Retype, exactly as they stand, the lines from the start of the data to the line that contains "let ranks = d3.range(1, 21);", both ends included. Leave the pictures out.

(Figure scripts)

▼▼▼

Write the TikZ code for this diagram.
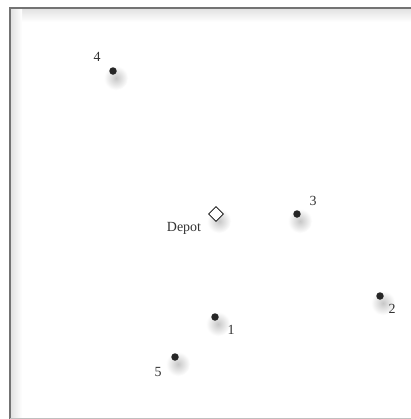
\documentclass[tikz,border=0pt]{standalone}
\usepackage{fontspec}
\setmainfont{Liberation Serif}
\usetikzlibrary{shapes.geometric}
\begin{document}
\begin{tikzpicture}[x=1bp,y=-1bp,
  site/.style={circle,fill=black!85,inner sep=0pt,minimum size=7.5bp},
  depotbox/.style={diamond,draw=black,thick,fill=white,inner sep=0pt,minimum size=15bp},
  lbl/.style={font=\fontsize{14}{16}\selectfont,inner sep=0pt,text=black!80}]
\useasboundingbox (0,0) rectangle (411,419);
\fill[white] (0,0) rectangle (411,419);
% frame inner shadows
\shade[top color=black!12,bottom color=white] (10,8) rectangle (411,22);
\shade[left color=black!12,right color=white] (10,8) rectangle (22,418);
\draw[black!55,line width=1.2bp] (10,419) -- (10,8) -- (411,8);
\draw[black!25,line width=1bp] (10,418) -- (411,418);
% shadows
\foreach \p in {(113,71),(216,214),(297,214),(380,296),(215,317),(175,357)}{
  \shade[inner color=black!22,outer color=white] \p ++(3,7) circle (12bp);
}
\node[site] (n4) at (113,71) {};
\node[lbl] (l4) at (97,57) {4};
\node[depotbox] (d) at (216,214) {};
\node[lbl] (ld) at (184,228) {Depot};
\node[site] (n3) at (297,214) {};
\node[lbl] (l3) at (313,201) {3};
\node[site] (n2) at (380,296) {};
\node[lbl] (l2) at (392,309) {2};
\node[site] (n1) at (215,317) {};
\node[lbl] (l1) at (231,330) {1};
\node[site] (n5) at (175,357) {};
\node[lbl] (l5) at (158,372) {5};
\end{tikzpicture}
\end{document}
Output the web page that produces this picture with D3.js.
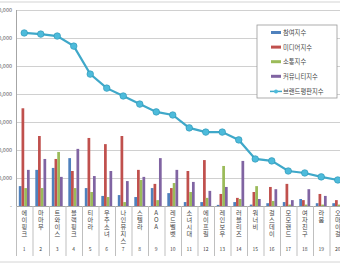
<!DOCTYPE html>
<html>
<head>
<meta charset="utf-8">
<script src="https://cdn.jsdelivr.net/npm/d3@7"></script>
<style>
  body { margin: 0; background: #fff; }
  svg { display: block; font-family: "Noto Sans CJK KR", "Noto Sans", sans-serif; }
</style>
</head>
<body>
<svg id="chart"></svg>
<script>
// girl group brand reputation, 20 groups
let groups = ['에이핑크', '마마무', '트와이스', '블랙핑크', '티아라', '우주소녀', '나인뮤지스', '스텔라', 'AOA', '레드벨벳',
    '소녀시대', '에이프릴', '레인보우', '러블리즈', '워너비', '걸스데이', '모모랜드', '여자친구', '라붐', '오마이걸'];
let ranks = d3.range(1, 21);

let participation = [710000, 1290000, 1360000, 1710000, 640000, 360000, 390000, 320000, 640000, 460000,
    140000, 140000, 40000, 140000, 50000, 100000, 140000, 250000, 100000, 100000];
let media = [3490000, 2500000, 1680000, 1250000, 2430000, 2210000, 2500000, 1290000, 790000, 640000,
    1250000, 1640000, 430000, 290000, 500000, 680000, 790000, 210000, 430000, 210000];
let communication = [640000, 640000, 1930000, 640000, 500000, 320000, 140000, 930000, 210000, 820000,
    500000, 290000, 1430000, 250000, 710000, 180000, 50000, 50000, 50000, 50000];
let community = [1290000, 1680000, 1040000, 2040000, 1070000, 1250000, 890000, 1040000, 1710000, 1290000,
    860000, 540000, 680000, 1610000, 250000, 600000, 210000, 600000, 360000, 300000];
let brandIndex = [6180000, 6140000, 6070000, 5710000, 4710000, 4210000, 3930000, 3640000, 3360000, 3250000,
    2790000, 2640000, 2640000, 2360000, 1680000, 1610000, 1250000, 1180000, 1040000, 930000];

let seriesNames = ['참여지수', '미디어지수', '소통지수', '커뮤니티지수'];
let lineName = '브랜드평판지수';
let yTicks = [0, 1000000, 2000000, 3000000, 4000000, 5000000, 6000000, 7000000];

let colors = ['#4F81BD', '#C0504D', '#9BBB59', '#8064A2'];
let lineColor = '#3FA8C9';

let width = 340, height = 268;
let config = {
    left: 16,
    right: 346,      // plot runs past the right edge of the picture
    top: 10,
    base: 206
};

let svg = d3.select('#chart').attr('width', width).attr('height', height);

// chart border
svg.append('rect')
    .attr('x', -1).attr('y', 2)
    .attr('width', width + 2).attr('height', 260)
    .attr('fill', '#fff')
    .attr('stroke', '#d4d4d4');

let xScale = d3.scaleBand()
    .domain(groups)
    .range([config.left, config.right])
    .paddingInner(0.34)
    .paddingOuter(0.17);
let xInner = d3.scaleBand()
    .domain(seriesNames)
    .range([0, xScale.bandwidth()]);
let yScale = d3.scaleLinear()
    .domain([0, 7000000])
    .range([config.base, config.top]);
let step = xScale.step();

// gridlines
svg.append('g')
    .selectAll('line')
    .data(yTicks.slice(1))
    .join('line')
    .attr('x1', config.left).attr('x2', config.right)
    .attr('y1', d => yScale(d) + 0.5).attr('y2', d => yScale(d) + 0.5)
    .attr('stroke', '#d0d0d0');

// y labels (partly cut off at the left edge, like the source)
svg.append('g')
    .selectAll('text')
    .data(yTicks)
    .join('text')
    .attr('x', 12)
    .attr('y', d => yScale(d) + 2)
    .attr('text-anchor', 'end')
    .attr('font-size', '5.5px')
    .attr('fill', '#555')
    .text(d => d === 0 ? '-' : d3.format(',')(d));

// bars
let rows = groups.map((g, i) => ({
    name: g,
    values: [participation[i], media[i], communication[i], community[i]]
}));
let barGroups = svg.append('g')
    .selectAll('g')
    .data(rows)
    .join('g')
    .attr('transform', d => `translate(${xScale(d.name)},0)`);
barGroups.selectAll('rect')
    .data(d => d.values.map((v, k) => ({key: seriesNames[k], value: v, k: k})))
    .join('rect')
    .attr('x', d => xInner(d.key))
    .attr('y', d => yScale(d.value))
    .attr('width', xInner.bandwidth())
    .attr('height', d => config.base - yScale(d.value))
    .attr('fill', d => colors[d.k]);

// axes lines
svg.append('line')
    .attr('x1', config.left + 0.5).attr('x2', config.left + 0.5)
    .attr('y1', config.top).attr('y2', config.base)
    .attr('stroke', '#a6a6a6');
svg.append('line')
    .attr('x1', config.left).attr('x2', config.right)
    .attr('y1', config.base + 0.5).attr('y2', config.base + 0.5)
    .attr('stroke', '#a6a6a6');

// category separators in the label area
svg.append('g')
    .selectAll('line')
    .data(d3.range(groups.length + 1))
    .join('line')
    .attr('x1', i => config.left + i * step + 0.5)
    .attr('x2', i => config.left + i * step + 0.5)
    .attr('y1', config.base)
    .attr('y2', 256)
    .attr('stroke', '#bfbfbf');

// vertical stacked names
svg.append('g')
    .selectAll('text')
    .data(groups)
    .join('text')
    .attr('x', d => xScale(d) + xScale.bandwidth() / 2)
    .attr('y', 210)
    .style('writing-mode', 'vertical-rl')
    .style('text-orientation', 'upright')
    .style('letter-spacing', '0.6px')
    .attr('font-size', '6.2px')
    .attr('fill', '#444')
    .text(d => d);

// rank numbers
svg.append('g')
    .selectAll('text')
    .data(groups)
    .join('text')
    .attr('x', d => xScale(d) + xScale.bandwidth() / 2)
    .attr('y', 251)
    .attr('text-anchor', 'middle')
    .attr('font-size', '5px')
    .attr('fill', '#444')
    .text((d, i) => ranks[i]);

// brand index line
let line = d3.line()
    .x((d, i) => xScale(groups[i]) + xScale.bandwidth() / 2)
    .y(d => yScale(d));
svg.append('path')
    .datum(brandIndex)
    .attr('d', line)
    .attr('fill', 'none')
    .attr('stroke', lineColor)
    .attr('stroke-width', 2.2);
svg.append('g')
    .selectAll('circle')
    .data(brandIndex)
    .join('circle')
    .attr('cx', (d, i) => xScale(groups[i]) + xScale.bandwidth() / 2)
    .attr('cy', d => yScale(d))
    .attr('r', 3.3)
    .attr('fill', '#4DBBDB')
    .attr('stroke', '#2B93B4')
    .attr('stroke-width', 0.6);

// legend
let legend = svg.append('g').attr('transform', 'translate(257,25)');
legend.append('rect')
    .attr('width', 80).attr('height', 73)
    .attr('fill', '#fff')
    .attr('stroke', '#9a9a9a')
    .attr('stroke-width', 0.8);
let items = legend.selectAll('g')
    .data(seriesNames.concat([lineName]))
    .join('g')
    .attr('transform', (d, i) => `translate(0,${8 + i * 14.6})`);
items.filter((d, i) => i < 4)
    .append('rect')
    .attr('x', 14).attr('y', -2)
    .attr('width', 10).attr('height', 3)
    .attr('fill', (d, i) => colors[i]);
let lineItem = items.filter((d, i) => i === 4);
lineItem.append('line')
    .attr('x1', 13).attr('x2', 25)
    .attr('y1', 0).attr('y2', 0)
    .attr('stroke', lineColor).attr('stroke-width', 1.5);
lineItem.append('circle')
    .attr('cx', 19).attr('cy', 0).attr('r', 2)
    .attr('fill', '#4DBBDB');
items.append('text')
    .attr('x', 26)
    .attr('y', 2.2)
    .attr('font-size', '6.3px')
    .attr('fill', '#444')
    .text(d => d);
</script>
</body>
</html>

▲▲▲

• Expected output
Write the TikZ code for this diagram.
\documentclass[tikz,border=0pt]{standalone}
\usepackage{fontspec}
\setmainfont{Liberation Serif}
\usetikzlibrary{shapes.geometric}
\begin{document}
\begin{tikzpicture}[x=1bp,y=-1bp,
  site/.style={circle,fill=black!85,inner sep=0pt,minimum size=7.5bp},
  depotbox/.style={diamond,draw=black,thick,fill=white,inner sep=0pt,minimum size=15bp},
  lbl/.style={font=\fontsize{14}{16}\selectfont,inner sep=0pt,text=black!80}]
\useasboundingbox (0,0) rectangle (411,419);
\fill[white] (0,0) rectangle (411,419);
% frame inner shadows
\shade[top color=black!12,bottom color=white] (10,8) rectangle (411,22);
\shade[left color=black!12,right color=white] (10,8) rectangle (22,418);
\draw[black!55,line width=1.2bp] (10,419) -- (10,8) -- (411,8);
\draw[black!25,line width=1bp] (10,418) -- (411,418);
% shadows
\foreach \p in {(113,71),(216,214),(297,214),(380,296),(215,317),(175,357)}{
  \shade[inner color=black!22,outer color=white] \p ++(3,7) circle (12bp);
}
\node[site] (n4) at (113,71) {};
\node[lbl] (l4) at (97,57) {4};
\node[depotbox] (d) at (216,214) {};
\node[lbl] (ld) at (184,228) {Depot};
\node[site] (n3) at (297,214) {};
\node[lbl] (l3) at (313,201) {3};
\node[site] (n2) at (380,296) {};
\node[lbl] (l2) at (392,309) {2};
\node[site] (n1) at (215,317) {};
\node[lbl] (l1) at (231,330) {1};
\node[site] (n5) at (175,357) {};
\node[lbl] (l5) at (158,372) {5};
\end{tikzpicture}
\end{document}
Output the web page that produces this picture with D3.js.
<!DOCTYPE html>
<html>
<head>
<meta charset="utf-8">
<script src="https://cdn.jsdelivr.net/npm/d3@7"></script>
<style>
  body { margin: 0; background: #fff; }
  svg { display: block; font-family: "Noto Sans CJK KR", "Noto Sans", sans-serif; }
</style>
</head>
<body>
<svg id="chart"></svg>
<script>
// girl group brand reputation, 20 groups
let groups = ['에이핑크', '마마무', '트와이스', '블랙핑크', '티아라', '우주소녀', '나인뮤지스', '스텔라', 'AOA', '레드벨벳',
    '소녀시대', '에이프릴', '레인보우', '러블리즈', '워너비', '걸스데이', '모모랜드', '여자친구', '라붐', '오마이걸'];
let ranks = d3.range(1, 21);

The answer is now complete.